Rubio goes into the new year at only 12 percent to Donald Trump's 42 percent, but it's a number that still puts him in the top tier of candidates in most states' polls. And I can't find anyone who believes the Floridian's numbers won't rise in February and after. 

There's no denying, without raising much money, while working quietly, while "speaking to little rooms of retirees in county historical societies when Trump is selling out racetracks and basketball arenas," Rubio has become the favorite for the nomination in the betting markets.

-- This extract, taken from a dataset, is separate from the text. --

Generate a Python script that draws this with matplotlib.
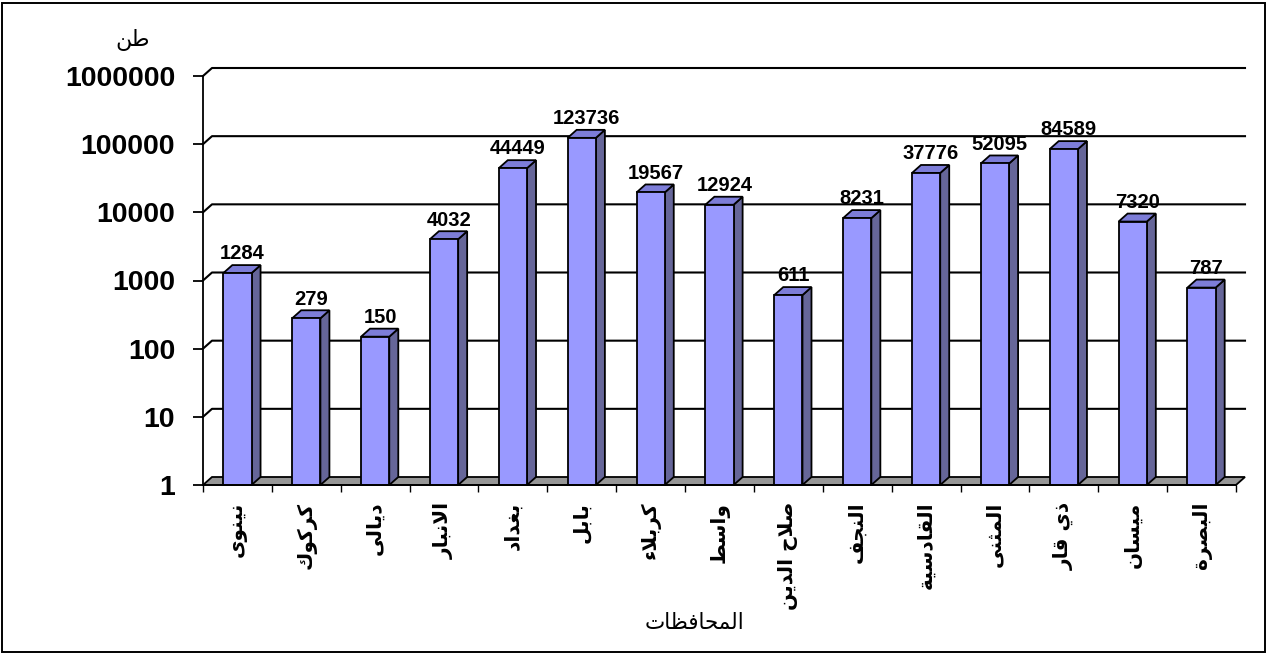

Writes Wallace-Wells, "Rubio’s great theme is the global longing to be part of the American middle class, and the heroic human efforts made to join it." The theme resonates because it narrates the immigrant experience of his parents -- his father an itinerant bartender, his mother a hotel maid and a store clerk.

No candidate is more charismatic than Rubio when he tells that story and punctuates it with an understanding that "this is a bright new day, for a new generation." 

Wallace-Wells writes about how quickly Rubio connects with simple, honest people. Speaking at the town hall in Rochester, N.H. Dec. 21, "he spoke of his own mother’s dependence on Social Security, to reassure his audience that his reforms wouldn’t leave her in the cold; his Green Beret brother’s bureaucratic battles with the V.A., to underline the necessity of agency reform; his father’s late-night car rides through Las Vegas, pointing out Liberace’s house, and explaining that only in the United States was attainment like this possible."

Meanwhile, there aren’t many hopes or dreams in Texas Sen. Ted Cruz’s candidacy, or in Trump’s. Mostly there is an angry insistence that the country can remain static, that its greatness lies not in where it's going but in where it has been.

Said Wallace-Wells, "Trump has made himself the image of the menaced, bristling white working class. Cruz has channelled the feeling that conservative outsiders have been betrayed by their own representatives in Washington."

Right now it's apparently the Trump-Cruz message that appeals, as Republicans engage in "complicated and deeply felt internal fights over authenticity and identity." But sometime in 2016, when the time comes that rank-and-file conservatives realize Hillary Clinton is going to be the next president of the United States if they don't sort out their priorities, watch Marco Rubio's petals fully open to the party faithful in a panic.

This isn't just Nancy Smith talking. Shrewder observers than I am are seeing this and predicting more for Rubio.